Nanocellulose Films from Amazon Forest Wood Wastes: Structural and Thermal Properties

• Published in: Key Engineering Materials Vol. 668; pp. 110 - 117
• Main Authors: Bufalino, Lina, Protásio, Thiago de Paula, Sena Neto, Alfredo Rodrigues, Costa, Tattiane Gomes, Guimarães Junior, Mário, Mendes, Lourival Marin, Tonoli, G.H.D., Marconcini, José Manoel
• Format: Journal Article
• Language: English
• Published: Zurich Trans Tech Publications Ltd 01.10.2015
• Subjects: Biomaterials; Cellulose; Crystal structure; Engineering; Lignin; Nanocomposites; Nanostructure; Surgical implants; Sustainable development; Thermal properties; Wastes; Wood; Initial Degradation Temperature; Crystalline Index; Cellulose
• ISBN: 9783038356103; 3038356107
• ISSN: 1013-9826; 1662-9795; 1662-9795
• DOI: 10.4028/www.scientific.net/KEM.668.110

The aim of this work was to determine the best fibrillation intensity that should be used to produce high crystalline and thermal stable microfibrillated cellulose (MFC) and nanocellulose films from C. goeldiana veneer wastes.

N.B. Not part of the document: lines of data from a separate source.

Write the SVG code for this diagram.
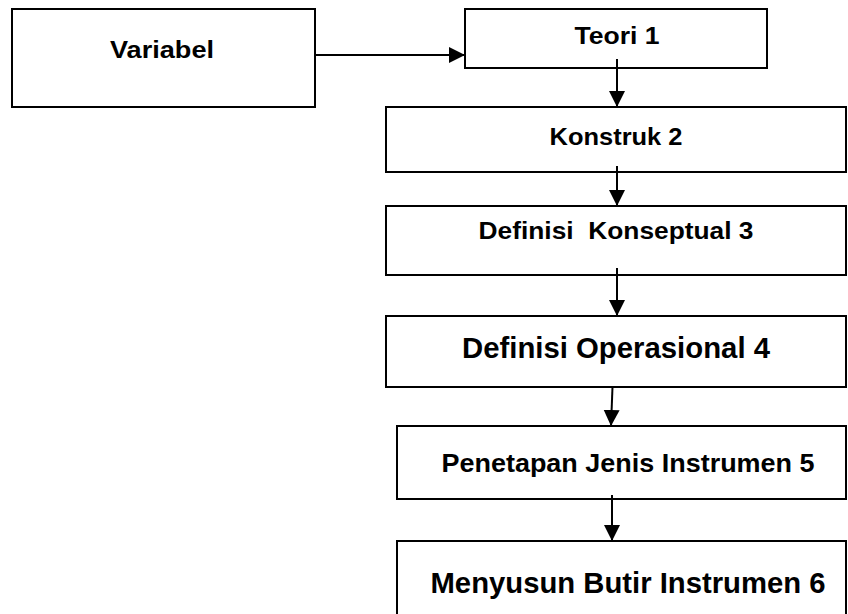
<svg xmlns="http://www.w3.org/2000/svg" width="848" height="614" viewBox="0 0 848 614">
<style>
.box{fill:#fff;stroke:#000;stroke-width:2}
.lbl{font-family:"Liberation Sans",Arial,sans-serif;font-weight:bold;fill:#000;text-anchor:middle}
.conn{stroke:#000;stroke-width:2;fill:none}
</style>
<defs>
<marker id="ah" markerUnits="userSpaceOnUse" markerWidth="18" markerHeight="18" refX="16" refY="8" orient="auto">
<path d="M0,0 L16,8 L0,16 z" fill="#000"/>
</marker>
</defs>
<rect width="848" height="614" fill="#fff"/>
<g id="variabel">
<rect class="box" x="12" y="9" width="303" height="98"/>
<text class="lbl" x="162" y="58" font-size="24" textLength="104" lengthAdjust="spacingAndGlyphs">Variabel</text>
</g>
<g id="teori">
<rect class="box" x="465" y="9" width="302" height="59"/>
<text class="lbl" x="617" y="44" font-size="24" textLength="85" lengthAdjust="spacingAndGlyphs">Teori 1</text>
</g>
<g id="konstruk">
<rect class="box" x="386" y="107" width="460" height="65"/>
<text class="lbl" x="616" y="145" font-size="24" textLength="133" lengthAdjust="spacingAndGlyphs">Konstruk 2</text>
</g>
<g id="konseptual">
<rect class="box" x="386" y="206" width="460" height="69"/>
<text class="lbl" x="616" y="239" font-size="23" textLength="275" lengthAdjust="spacingAndGlyphs" xml:space="preserve">Definisi  Konseptual 3</text>
</g>
<g id="operasional">
<rect class="box" x="386" y="316" width="460" height="71"/>
<text class="lbl" x="616" y="358" font-size="29" textLength="308" lengthAdjust="spacingAndGlyphs">Definisi Operasional 4</text>
</g>
<g id="penetapan">
<rect class="box" x="397" y="426" width="449" height="73"/>
<text class="lbl" x="628" y="472" font-size="25" textLength="373" lengthAdjust="spacingAndGlyphs">Penetapan Jenis Instrumen 5</text>
</g>
<g id="menyusun">
<rect class="box" x="397" y="541" width="449" height="80"/>
<text class="lbl" x="628" y="593" font-size="29" textLength="395" lengthAdjust="spacingAndGlyphs">Menyusun Butir Instrumen 6</text>
</g>
<g id="connectors">
<line class="conn" x1="315" y1="55" x2="465" y2="55" marker-end="url(#ah)"/>
<line class="conn" x1="617" y1="59" x2="617" y2="107" marker-end="url(#ah)"/>
<line class="conn" x1="617" y1="166" x2="617" y2="206" marker-end="url(#ah)"/>
<line class="conn" x1="617" y1="268" x2="617" y2="316" marker-end="url(#ah)"/>
<line class="conn" x1="612.5" y1="387" x2="611" y2="426" marker-end="url(#ah)"/>
<line class="conn" x1="612" y1="495" x2="612" y2="541" marker-end="url(#ah)"/>
</g>
</svg>
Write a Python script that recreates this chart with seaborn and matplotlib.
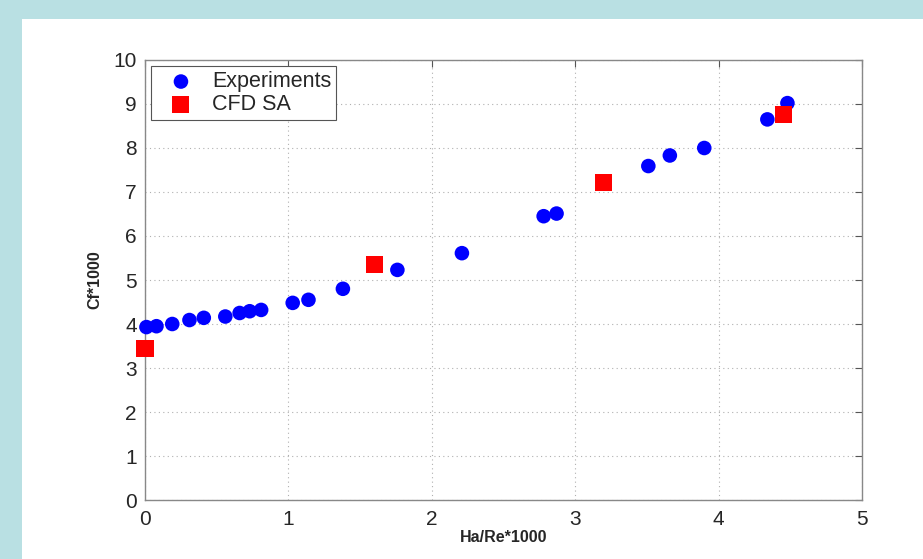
import matplotlib
matplotlib.use("Agg")
import matplotlib.pyplot as plt
from matplotlib.patches import Rectangle
import seaborn as sns
import pandas as pd

# Measured skin-friction coefficient vs. magnetic interaction
exp_x = [0.01, 0.08, 0.19, 0.31, 0.41, 0.56, 0.66, 0.73, 0.81, 1.03, 1.14,
         1.38, 1.76, 2.21, 2.78, 2.87, 3.51, 3.66, 3.90, 4.34, 4.48]
exp_y = [3.93, 3.95, 4.00, 4.09, 4.14, 4.17, 4.25, 4.29, 4.32, 4.48, 4.55,
         4.80, 5.23, 5.61, 6.45, 6.51, 7.59, 7.83, 8.00, 8.65, 9.02]

# Spalart-Allmaras CFD predictions
cfd_x = [0.00, 1.60, 3.20, 4.45]
cfd_y = [3.45, 5.35, 7.22, 8.77]

xticks = [0, 1, 2, 3, 4, 5]
yticks = [0, 1, 2, 3, 4, 5, 6, 7, 8, 9, 10]

exp_df = pd.DataFrame({"x": exp_x, "y": exp_y})
cfd_df = pd.DataFrame({"x": cfd_x, "y": cfd_y})

sns.set_style("white")
plt.rcParams["font.family"] = ["Liberation Sans", "DejaVu Sans"]

fig = plt.figure(figsize=(9.23, 5.59), dpi=100, facecolor="white")
band = "#b9e0e3"
fig.patches.append(Rectangle((0, 1 - 19 / 559), 1, 19 / 559, transform=fig.transFigure,
                             facecolor=band, edgecolor="none", zorder=0))
fig.patches.append(Rectangle((0, 0), 22 / 923, 1, transform=fig.transFigure,
                             facecolor=band, edgecolor="none", zorder=0))

ax = fig.add_axes([145 / 923, 59 / 559, 717 / 923, 440 / 559])

sns.scatterplot(data=exp_df, x="x", y="y", ax=ax, color="#0000ff", marker="o",
                s=110, edgecolor="none", label="Experiments", zorder=3, clip_on=False)
sns.scatterplot(data=cfd_df, x="x", y="y", ax=ax, color="#ff0000", marker="s",
                s=150, edgecolor="none", label="CFD SA", zorder=4, clip_on=False)

ax.set_xlim(0, 5)
ax.set_ylim(0, 10)
ax.set_xticks(xticks)
ax.set_yticks(yticks)
ax.set_xticklabels([str(t) for t in xticks], fontsize=15)
ax.set_yticklabels([str(t) for t in yticks], fontsize=15)
ax.tick_params(direction="in", length=5, width=0.8, color="#555555",
               top=True, right=True)
ax.tick_params(axis="x", pad=7)
ax.tick_params(axis="y", pad=6)
for sp in ax.spines.values():
    sp.set_color("#888888")
    sp.set_linewidth(1.0)
ax.grid(True, linestyle=(0, (1, 3)), color="#b0b0b0", linewidth=0.8)

ax.set_xlabel("Ha/Re*1000", fontsize=11.5, fontweight="bold", labelpad=1)
ax.set_ylabel("Cf*1000", fontsize=11.5, fontweight="bold", labelpad=8)

leg = ax.legend(loc="upper left", fontsize=15.5, frameon=True, fancybox=False,
                borderaxespad=0.3, handletextpad=0.3, labelspacing=0.08,
                borderpad=0.22, handlelength=2.3)
leg.get_frame().set_edgecolor("#555555")
leg.get_frame().set_linewidth(0.8)
leg.get_frame().set_alpha(1)

fig.savefig("out.png", dpi=100, facecolor=fig.get_facecolor())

The number of passages (cycles) of cellulose suspension tested in grinder were 10, 20, 30 and 40. Important properties to be analyzed included changes in morphology from the raw wood to the nanocellulose films, increases/decreases in cellulose crystalline index for inference on biomaterial strength, and thermal behavior changes to support conclusions on biomaterials processing and application possibilities. After chemical treatments for cellulose isolation, mechanical shearing was applied to produce cellulose nanostructures; hence nanocellulose films could be successfully produced from C. goeldiana wood wastes. Influence of more refining cycles on thermal properties, indicated higher stability for 40-cycles nanocellulose films. In general, grinder refining process decreased crystalline index of cellulose.